## Task prompt
Find the lines that contain the word "this" and copy each one.
──────── Data
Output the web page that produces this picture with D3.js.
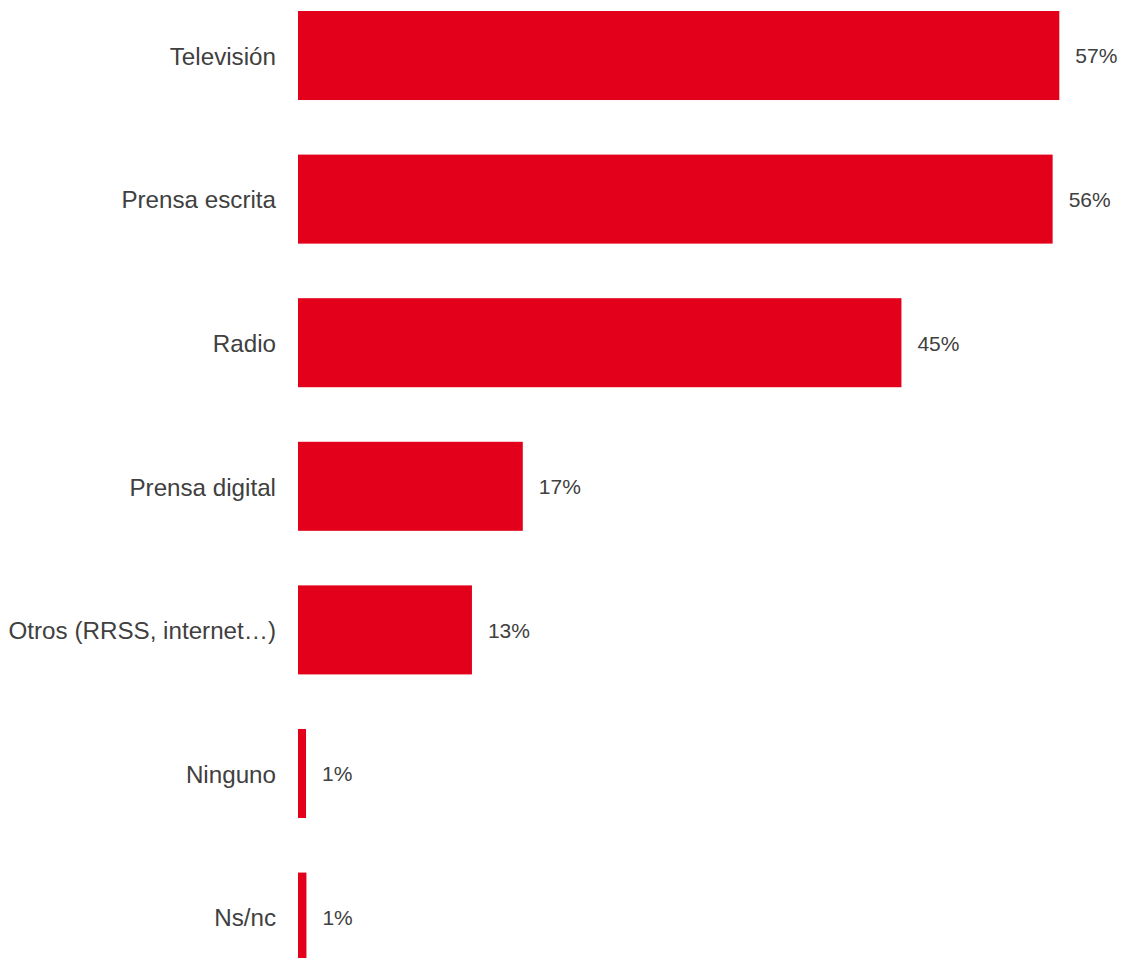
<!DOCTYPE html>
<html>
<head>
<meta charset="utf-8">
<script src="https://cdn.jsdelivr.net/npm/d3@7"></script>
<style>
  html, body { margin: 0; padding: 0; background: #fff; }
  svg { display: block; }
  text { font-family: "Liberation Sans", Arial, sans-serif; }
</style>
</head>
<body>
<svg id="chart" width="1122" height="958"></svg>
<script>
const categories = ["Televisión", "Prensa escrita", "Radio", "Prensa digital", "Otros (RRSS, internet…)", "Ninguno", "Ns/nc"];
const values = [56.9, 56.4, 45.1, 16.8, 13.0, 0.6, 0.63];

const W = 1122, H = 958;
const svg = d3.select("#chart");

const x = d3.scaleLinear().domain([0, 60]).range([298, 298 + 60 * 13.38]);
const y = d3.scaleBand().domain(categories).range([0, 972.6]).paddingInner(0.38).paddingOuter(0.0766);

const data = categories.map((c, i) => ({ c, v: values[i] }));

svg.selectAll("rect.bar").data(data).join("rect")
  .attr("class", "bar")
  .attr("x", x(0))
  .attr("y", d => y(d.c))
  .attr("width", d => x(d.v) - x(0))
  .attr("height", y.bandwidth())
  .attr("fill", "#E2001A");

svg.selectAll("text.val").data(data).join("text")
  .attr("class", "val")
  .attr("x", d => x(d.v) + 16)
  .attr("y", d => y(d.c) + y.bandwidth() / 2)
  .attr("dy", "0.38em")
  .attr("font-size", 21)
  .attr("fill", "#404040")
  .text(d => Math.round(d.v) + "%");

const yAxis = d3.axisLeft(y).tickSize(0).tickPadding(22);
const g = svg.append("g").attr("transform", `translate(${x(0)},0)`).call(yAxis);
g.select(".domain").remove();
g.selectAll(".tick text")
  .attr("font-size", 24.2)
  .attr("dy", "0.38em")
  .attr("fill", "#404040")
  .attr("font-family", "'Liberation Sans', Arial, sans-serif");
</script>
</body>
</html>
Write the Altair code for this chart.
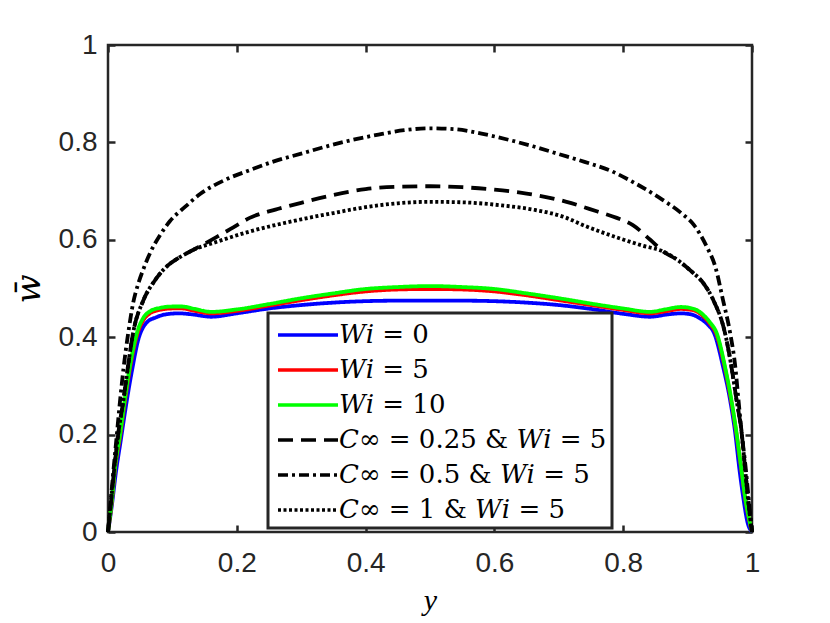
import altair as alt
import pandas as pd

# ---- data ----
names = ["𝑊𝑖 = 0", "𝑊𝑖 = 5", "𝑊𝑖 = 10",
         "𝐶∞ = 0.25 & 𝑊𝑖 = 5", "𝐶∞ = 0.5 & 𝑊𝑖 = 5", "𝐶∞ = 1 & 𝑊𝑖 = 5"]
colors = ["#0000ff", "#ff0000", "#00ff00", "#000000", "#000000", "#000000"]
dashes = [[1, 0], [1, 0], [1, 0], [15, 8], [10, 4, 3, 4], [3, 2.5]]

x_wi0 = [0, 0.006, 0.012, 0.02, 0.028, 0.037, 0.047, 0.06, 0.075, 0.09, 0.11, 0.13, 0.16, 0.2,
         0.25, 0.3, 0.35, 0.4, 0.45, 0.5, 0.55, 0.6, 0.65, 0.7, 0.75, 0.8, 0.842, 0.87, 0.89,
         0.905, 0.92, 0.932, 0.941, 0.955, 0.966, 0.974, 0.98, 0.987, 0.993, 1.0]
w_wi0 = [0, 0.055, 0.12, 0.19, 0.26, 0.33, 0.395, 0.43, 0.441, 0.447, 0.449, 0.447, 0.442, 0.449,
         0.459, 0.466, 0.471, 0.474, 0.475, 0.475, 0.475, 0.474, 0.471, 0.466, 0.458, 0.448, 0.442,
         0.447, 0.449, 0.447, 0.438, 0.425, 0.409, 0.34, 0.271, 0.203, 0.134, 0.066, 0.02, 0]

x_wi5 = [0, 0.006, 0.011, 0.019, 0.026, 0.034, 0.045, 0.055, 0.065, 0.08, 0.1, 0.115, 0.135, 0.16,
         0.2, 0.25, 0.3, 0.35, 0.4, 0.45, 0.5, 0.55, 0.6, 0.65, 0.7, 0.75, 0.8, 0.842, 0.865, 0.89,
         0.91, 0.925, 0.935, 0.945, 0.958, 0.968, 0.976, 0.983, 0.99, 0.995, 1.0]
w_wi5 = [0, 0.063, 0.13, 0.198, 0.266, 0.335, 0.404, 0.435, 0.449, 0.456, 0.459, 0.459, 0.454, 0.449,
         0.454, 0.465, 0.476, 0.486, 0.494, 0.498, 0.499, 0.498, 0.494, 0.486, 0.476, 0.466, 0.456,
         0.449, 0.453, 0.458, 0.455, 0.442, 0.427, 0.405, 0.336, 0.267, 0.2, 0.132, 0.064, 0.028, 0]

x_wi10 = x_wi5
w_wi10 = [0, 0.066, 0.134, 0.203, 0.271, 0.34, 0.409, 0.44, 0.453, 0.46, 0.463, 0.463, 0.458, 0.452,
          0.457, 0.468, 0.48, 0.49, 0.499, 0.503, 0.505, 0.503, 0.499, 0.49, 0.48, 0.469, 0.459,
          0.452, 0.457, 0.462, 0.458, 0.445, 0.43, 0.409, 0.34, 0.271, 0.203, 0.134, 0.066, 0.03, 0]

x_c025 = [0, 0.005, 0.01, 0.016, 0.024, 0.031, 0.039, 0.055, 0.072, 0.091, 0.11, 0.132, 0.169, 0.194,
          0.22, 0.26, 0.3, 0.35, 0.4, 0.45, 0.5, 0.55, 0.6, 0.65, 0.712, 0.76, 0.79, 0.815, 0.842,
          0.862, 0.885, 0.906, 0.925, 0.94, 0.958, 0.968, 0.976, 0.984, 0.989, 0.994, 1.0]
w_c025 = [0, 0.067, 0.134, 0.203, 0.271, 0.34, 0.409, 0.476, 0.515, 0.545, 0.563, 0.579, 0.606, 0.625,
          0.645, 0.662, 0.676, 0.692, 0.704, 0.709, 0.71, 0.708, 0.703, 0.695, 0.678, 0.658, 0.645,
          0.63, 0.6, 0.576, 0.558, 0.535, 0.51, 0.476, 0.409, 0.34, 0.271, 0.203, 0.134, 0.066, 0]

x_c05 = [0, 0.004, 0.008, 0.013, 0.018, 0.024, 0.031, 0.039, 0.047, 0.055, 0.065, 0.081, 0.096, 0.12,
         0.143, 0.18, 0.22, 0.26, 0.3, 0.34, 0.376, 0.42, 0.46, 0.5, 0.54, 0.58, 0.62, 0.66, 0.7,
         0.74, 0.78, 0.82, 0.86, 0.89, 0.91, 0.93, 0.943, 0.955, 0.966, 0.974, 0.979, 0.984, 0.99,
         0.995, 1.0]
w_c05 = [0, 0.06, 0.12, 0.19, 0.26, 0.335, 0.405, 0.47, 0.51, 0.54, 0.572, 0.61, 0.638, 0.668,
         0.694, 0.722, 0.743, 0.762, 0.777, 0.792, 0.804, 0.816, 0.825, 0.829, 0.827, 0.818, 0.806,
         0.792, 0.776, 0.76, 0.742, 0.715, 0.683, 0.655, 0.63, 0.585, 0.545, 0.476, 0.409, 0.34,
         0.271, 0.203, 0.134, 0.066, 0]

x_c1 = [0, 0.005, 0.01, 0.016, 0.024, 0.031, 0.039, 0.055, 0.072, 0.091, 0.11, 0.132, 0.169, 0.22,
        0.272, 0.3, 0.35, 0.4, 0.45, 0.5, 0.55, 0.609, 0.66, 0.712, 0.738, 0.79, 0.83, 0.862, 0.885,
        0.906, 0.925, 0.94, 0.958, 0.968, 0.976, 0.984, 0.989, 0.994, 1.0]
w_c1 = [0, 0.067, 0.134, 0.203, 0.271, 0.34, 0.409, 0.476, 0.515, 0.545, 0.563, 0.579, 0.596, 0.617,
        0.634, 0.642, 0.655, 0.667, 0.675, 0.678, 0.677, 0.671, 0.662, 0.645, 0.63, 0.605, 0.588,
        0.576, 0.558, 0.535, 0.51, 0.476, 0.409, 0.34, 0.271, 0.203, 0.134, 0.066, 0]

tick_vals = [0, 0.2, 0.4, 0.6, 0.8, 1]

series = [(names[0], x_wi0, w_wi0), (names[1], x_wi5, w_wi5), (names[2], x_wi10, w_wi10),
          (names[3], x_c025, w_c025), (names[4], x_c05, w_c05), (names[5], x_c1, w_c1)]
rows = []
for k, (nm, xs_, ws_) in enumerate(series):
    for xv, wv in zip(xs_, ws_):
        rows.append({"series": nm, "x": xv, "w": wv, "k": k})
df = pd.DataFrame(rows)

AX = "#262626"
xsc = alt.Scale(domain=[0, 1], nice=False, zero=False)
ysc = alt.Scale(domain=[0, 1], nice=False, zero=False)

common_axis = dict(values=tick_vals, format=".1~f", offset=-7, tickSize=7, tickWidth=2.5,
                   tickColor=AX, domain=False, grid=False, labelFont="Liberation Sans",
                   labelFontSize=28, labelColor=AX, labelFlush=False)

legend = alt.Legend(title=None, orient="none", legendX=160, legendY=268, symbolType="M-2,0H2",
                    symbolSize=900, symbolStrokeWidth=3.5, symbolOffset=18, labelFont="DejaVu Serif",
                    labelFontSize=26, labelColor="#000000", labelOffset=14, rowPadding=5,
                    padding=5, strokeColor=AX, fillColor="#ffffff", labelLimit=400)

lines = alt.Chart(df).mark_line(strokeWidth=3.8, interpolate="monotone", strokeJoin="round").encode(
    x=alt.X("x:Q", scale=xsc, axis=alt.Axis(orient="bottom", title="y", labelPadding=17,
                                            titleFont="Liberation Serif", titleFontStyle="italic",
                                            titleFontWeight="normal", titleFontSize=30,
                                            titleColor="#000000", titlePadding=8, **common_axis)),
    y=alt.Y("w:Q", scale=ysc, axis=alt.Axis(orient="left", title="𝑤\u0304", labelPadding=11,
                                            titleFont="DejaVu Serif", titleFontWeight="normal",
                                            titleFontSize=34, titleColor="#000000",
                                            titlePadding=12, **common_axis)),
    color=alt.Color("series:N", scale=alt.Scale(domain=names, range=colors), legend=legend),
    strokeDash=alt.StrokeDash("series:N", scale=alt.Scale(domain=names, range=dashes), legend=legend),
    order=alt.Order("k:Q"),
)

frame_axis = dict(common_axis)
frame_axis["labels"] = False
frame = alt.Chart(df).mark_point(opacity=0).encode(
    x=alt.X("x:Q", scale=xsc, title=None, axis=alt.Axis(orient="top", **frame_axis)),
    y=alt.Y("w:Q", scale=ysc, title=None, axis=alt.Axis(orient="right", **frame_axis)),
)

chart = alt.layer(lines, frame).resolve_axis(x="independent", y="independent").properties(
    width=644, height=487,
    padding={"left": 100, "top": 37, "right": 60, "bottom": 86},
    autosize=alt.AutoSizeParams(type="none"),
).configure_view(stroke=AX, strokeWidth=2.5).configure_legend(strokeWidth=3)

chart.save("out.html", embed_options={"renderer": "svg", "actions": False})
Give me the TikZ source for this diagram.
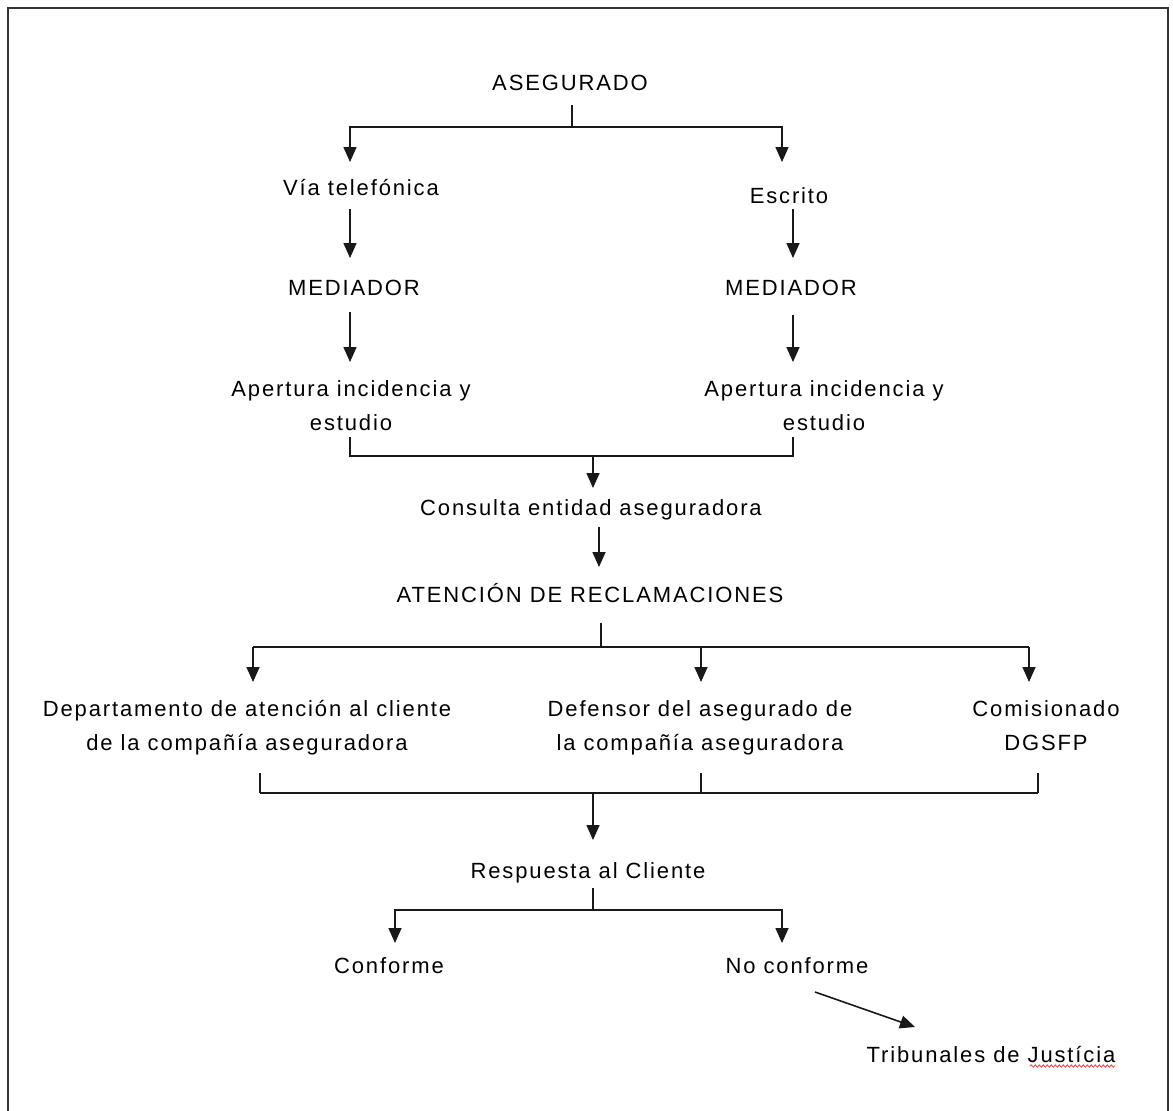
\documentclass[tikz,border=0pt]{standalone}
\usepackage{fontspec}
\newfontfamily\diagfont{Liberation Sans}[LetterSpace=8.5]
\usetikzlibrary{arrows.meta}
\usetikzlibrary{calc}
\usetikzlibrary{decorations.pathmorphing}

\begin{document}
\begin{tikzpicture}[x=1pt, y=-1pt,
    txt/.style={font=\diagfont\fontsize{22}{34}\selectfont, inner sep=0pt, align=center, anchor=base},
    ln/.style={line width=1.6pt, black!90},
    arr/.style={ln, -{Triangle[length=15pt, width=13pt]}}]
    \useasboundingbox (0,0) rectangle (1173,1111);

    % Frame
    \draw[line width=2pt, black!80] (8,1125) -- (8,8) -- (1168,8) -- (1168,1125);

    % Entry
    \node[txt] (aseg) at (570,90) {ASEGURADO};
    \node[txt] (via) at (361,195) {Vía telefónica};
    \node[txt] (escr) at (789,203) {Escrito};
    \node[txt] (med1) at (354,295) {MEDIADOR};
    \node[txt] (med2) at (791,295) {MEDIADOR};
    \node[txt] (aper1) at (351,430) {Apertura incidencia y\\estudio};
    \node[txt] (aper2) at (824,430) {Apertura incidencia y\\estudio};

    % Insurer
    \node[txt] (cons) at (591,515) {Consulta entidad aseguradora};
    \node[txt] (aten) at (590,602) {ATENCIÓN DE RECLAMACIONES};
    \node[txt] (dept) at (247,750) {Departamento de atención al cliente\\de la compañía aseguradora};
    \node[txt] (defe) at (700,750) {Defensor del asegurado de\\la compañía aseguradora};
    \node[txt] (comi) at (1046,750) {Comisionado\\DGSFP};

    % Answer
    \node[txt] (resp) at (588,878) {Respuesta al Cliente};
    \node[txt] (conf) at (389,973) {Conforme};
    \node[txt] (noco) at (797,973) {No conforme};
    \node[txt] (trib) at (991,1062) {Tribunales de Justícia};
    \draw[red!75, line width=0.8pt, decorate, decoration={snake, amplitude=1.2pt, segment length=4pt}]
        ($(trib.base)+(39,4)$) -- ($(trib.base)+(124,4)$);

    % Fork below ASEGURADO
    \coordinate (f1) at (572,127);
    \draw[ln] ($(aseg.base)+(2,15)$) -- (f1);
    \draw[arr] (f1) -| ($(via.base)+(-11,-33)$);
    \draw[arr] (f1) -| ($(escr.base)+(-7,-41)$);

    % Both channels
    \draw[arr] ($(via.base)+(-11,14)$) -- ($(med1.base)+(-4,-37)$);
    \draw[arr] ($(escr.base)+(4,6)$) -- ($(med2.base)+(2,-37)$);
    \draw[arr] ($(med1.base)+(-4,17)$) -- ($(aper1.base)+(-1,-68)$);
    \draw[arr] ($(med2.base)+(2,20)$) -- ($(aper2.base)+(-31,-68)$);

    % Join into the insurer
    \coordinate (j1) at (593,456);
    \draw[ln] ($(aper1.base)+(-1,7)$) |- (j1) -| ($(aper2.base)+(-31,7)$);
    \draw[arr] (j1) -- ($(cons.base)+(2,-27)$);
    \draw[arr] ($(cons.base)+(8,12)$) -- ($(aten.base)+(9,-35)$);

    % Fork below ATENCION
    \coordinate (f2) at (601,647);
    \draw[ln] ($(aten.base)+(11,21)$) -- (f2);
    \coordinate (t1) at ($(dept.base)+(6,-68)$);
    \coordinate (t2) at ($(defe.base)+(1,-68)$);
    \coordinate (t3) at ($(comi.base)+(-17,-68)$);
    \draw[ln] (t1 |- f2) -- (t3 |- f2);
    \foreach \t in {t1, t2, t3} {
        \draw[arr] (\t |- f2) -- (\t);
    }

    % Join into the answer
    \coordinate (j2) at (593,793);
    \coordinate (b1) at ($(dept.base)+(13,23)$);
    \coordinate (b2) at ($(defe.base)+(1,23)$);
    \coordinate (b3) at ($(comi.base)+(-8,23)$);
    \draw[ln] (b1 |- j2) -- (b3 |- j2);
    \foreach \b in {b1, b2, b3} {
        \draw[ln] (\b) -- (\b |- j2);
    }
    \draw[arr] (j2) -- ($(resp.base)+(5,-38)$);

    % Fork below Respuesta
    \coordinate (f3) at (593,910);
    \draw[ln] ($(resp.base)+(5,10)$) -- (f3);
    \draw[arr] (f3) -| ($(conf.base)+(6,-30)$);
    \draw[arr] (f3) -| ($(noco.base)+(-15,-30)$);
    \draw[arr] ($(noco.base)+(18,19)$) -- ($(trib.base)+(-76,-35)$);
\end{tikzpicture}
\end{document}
────────────────
## Written response
Output the web page that produces this picture with D3.js.
Write the Altair code for this chart.
Give me the TikZ source for this diagram.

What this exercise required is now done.